January 19, 2018 at 10:47 am

Turkish Presidential Spokesman Ibrahim Kalin holds a press conference in Ankara, Turkey on 4 January 2018 [Halil Sağırkaya/Anadolu Agency]

Turkish presidential spokesperson, İbrahim Kalın, has said that “the steps that Turkey will take in Afrin, Manbij and Tripoli, or elsewhere, to protect its national security are absolutely not part of any plan directed against the Kurds of Syria”.

His comments came in a press statement after attending a symposium entitled “100 years after the First World War” in Istanbul yesterday.

Kalın stressed that his country will continue to take all measures to confront any developments that may constitute a threat to its national security “whether in Afrin, Manbij, Jarabulus [northern Syria], Iraq or elsewhere”, without asking for anyone’s permission.

In response to a question about conflicting US statements regarding the Border Security Force (BSF) Washington intends to form on the Syrian-Turkish border, Kalın said that “these statements, although true to a certain extent, are by no means acceptable”.

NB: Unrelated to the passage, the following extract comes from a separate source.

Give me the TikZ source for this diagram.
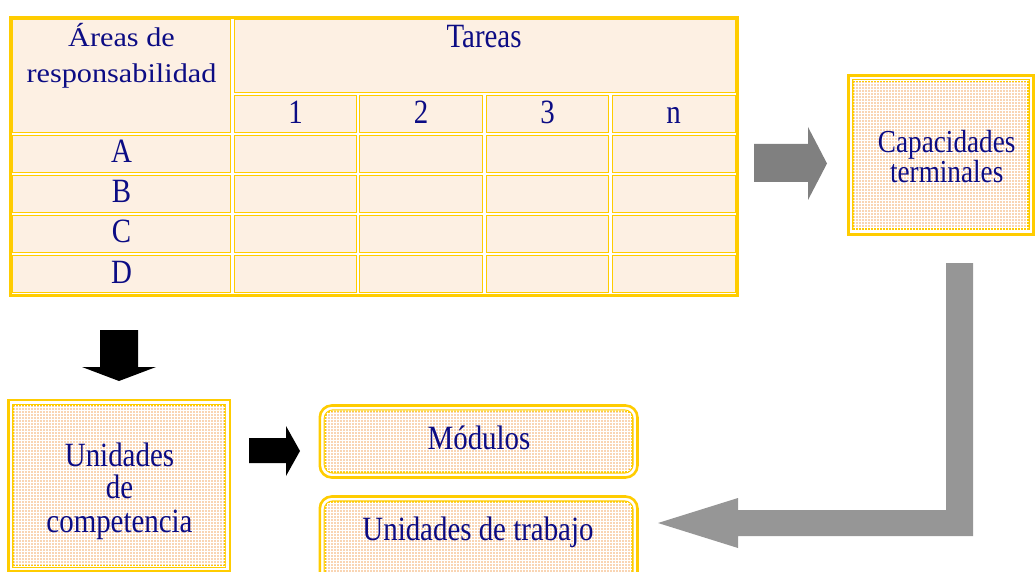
\documentclass[tikz,border=0pt]{standalone}
\usepackage{fontspec}
\setmainfont{Liberation Serif}
\newfontfamily\bigfont[FakeStretch=0.85]{Liberation Serif}
\newfontfamily\areafont[FakeStretch=1.12]{Liberation Serif}
\usetikzlibrary{patterns,fit}
\definecolor{gold}{HTML}{FFCC00}
\definecolor{cellfill}{HTML}{FDF0E3}
\definecolor{peach}{HTML}{F9D5B4}
\definecolor{navy}{HTML}{0C0C84}
\definecolor{darkgrayarrow}{HTML}{808080}
\definecolor{lightgrayarrow}{HTML}{969696}
\tikzset{
  cellbox/.style={draw=gold, line width=1.4pt, fill=cellfill, inner sep=0pt},
  tableframe/.style={draw=gold, line width=3pt, inner sep=0pt},
  lbl/.style={text=navy, font=\bigfont\fontsize{34}{34}\selectfont, anchor=base, inner sep=0pt},
  clbl/.style={text=navy, font=\bigfont\fontsize{32}{32}\selectfont, anchor=base, inner sep=0pt},
  albl/.style={text=navy, font=\areafont\fontsize{27}{27}\selectfont, anchor=base, inner sep=0pt},
  outerline/.style={draw=gold, line width=2.6pt, fill=white, inner sep=0pt},
  innerbox/.style={draw=gold, line width=2.2pt, fill=peach, inner sep=0pt,
    postaction={pattern=grid, pattern color=white}},
  grayarrow/.style={fill=darkgrayarrow},
  lgrayarrow/.style={fill=lightgrayarrow},
  blackarrow/.style={fill=black}
}
\begin{document}
\begin{tikzpicture}[x=1pt,y=-1pt]
\useasboundingbox (0,0) rectangle (1036,572);
\clip (0,0) rectangle (1036,572);

% ---- table ----
\node[tableframe, fit={(10.5,17.5) (737.5,295.5)}] (tbl) {};
\node[cellbox, fit={(12.7,19.7) (230.3,132.3)}] (areas) {};
\node[cellbox, fit={(234.7,19.7) (735.3,92.3)}] (tareas) {};
\foreach \c/\xa/\xb in {1/234.7/356.3, 2/359.7/482.3, 3/486.2/608.3, 4/612.2/735.3}{
  \node[cellbox, fit={(\xa,95.7) (\xb,132.3)}] (num\c) {};
}
\foreach \r/\ya/\yb in {A/135.7/172.3, B/175.7/212.3, C/215.7/252.3, D/255.7/292.3}{
  \foreach \c/\xa/\xb in {0/12.7/230.3, 1/234.7/356.3, 2/359.7/482.3, 3/486.2/608.3, 4/612.2/735.3}{
    \node[cellbox, fit={(\xa,\ya) (\xb,\yb)}] (cell\r\c) {};
  }
}
\node[albl] (areas1) at (121.5,47) {Áreas de};
\node[albl] (areas2) at (121.5,83) {responsabilidad};
\node[lbl] (tareasl) at (484,48) {Tareas};
\node[lbl] (n1) at (295.5,124) {1};
\node[lbl] (n2) at (421,124) {2};
\node[lbl] (n3) at (547.5,124) {3};
\node[lbl] (nn) at (673.5,124) {n};
\node[lbl] (lA) at (121.5,163) {A};
\node[lbl] (lB) at (121.5,203) {B};
\node[lbl] (lC) at (121.5,243) {C};
\node[lbl] (lD) at (121.5,283) {D};

% ---- Capacidades terminales ----
\node[outerline, fit={(848.3,75.5) (1033.5,234.5)}] (capout) {};
\node[innerbox, fit={(853.3,80.5) (1028.5,229.3)}] (cap) {};
\node[clbl] (cap1) at (946.7,153) {Capacidades};
\node[clbl] (cap2) at (946.7,183) {terminales};

% ---- Unidades de competencia ----
\node[outerline, fit={(8.5,400) (229.8,571)}] (ucout) {};
\node[innerbox, fit={(13.3,405.3) (225,566.5)}] (uc) {};
\node[lbl] (uc1) at (119.5,466) {Unidades};
\node[lbl] (uc2) at (119.5,498) {de};
\node[lbl] (uc3) at (119.5,532) {competencia};

% ---- Módulos ----
\node[outerline, rounded corners=12pt, fit={(319.8,405.5) (637.5,477.5)}] (modout) {};
\node[innerbox, rounded corners=8pt, fit={(324.8,410.5) (632.5,472.5)}] (mod) {};
\node[lbl] (modl) at (479,449) {Módulos};

% ---- Unidades de trabajo ----
\node[outerline, rounded corners=12pt, fit={(319.8,496.5) (637.5,592)}] (utout) {};
\node[innerbox, rounded corners=8pt, fit={(324.8,501.5) (632.5,587)}] (ut) {};
\node[lbl] (utl) at (478,540) {Unidades de trabajo};

% ---- block arrows ----
\fill[grayarrow] (754,144) -- (808,144) -- (808,127) -- (827,163.5) -- (808,200) -- (808,182) -- (754,182) -- cycle;
\fill[lgrayarrow] (946,263) -- (973,263) -- (973,536) -- (738,536) -- (738,548) -- (658,523) -- (738,498) -- (738,510) -- (946,510) -- cycle;
\fill[blackarrow] (100,330) -- (138,330) -- (138,367) -- (156,367) -- (119,381) -- (82,367) -- (100,367) -- cycle;
\fill[blackarrow] (249,438) -- (286,438) -- (286,426) -- (300,451) -- (286,476) -- (286,463) -- (249,463) -- cycle;
\end{tikzpicture}
\end{document}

Read: US urges Turkey to remain focused on Daesh, not attack Syria’s Afrin

Last Sunday the international coalition to fight Daesh announced Washington’s intention to form a BSF in northern Syria, consisting of 30,000 Arab and Kurdish forces. Turkey’s President Erdogan has called the BSF a “terror army” and Ankara has sent military reinforcements as a prelude to a northern Syria operation.

The Pentagon stated on Wednesday that the force to be formed in northern Syria is not a “new military” or a “conventional border guard force”, while US Secretary of State Rex Tillerson said that his country had no plans to establish any border force in Syria.

The Turkish presidential spokesperson explained that “This entity poses a threat to Turkish national security on the one hand, and it will be a step towards threatening the unity of the Syrian territories at a stage where the Geneva and Astana talks are still ongoing”.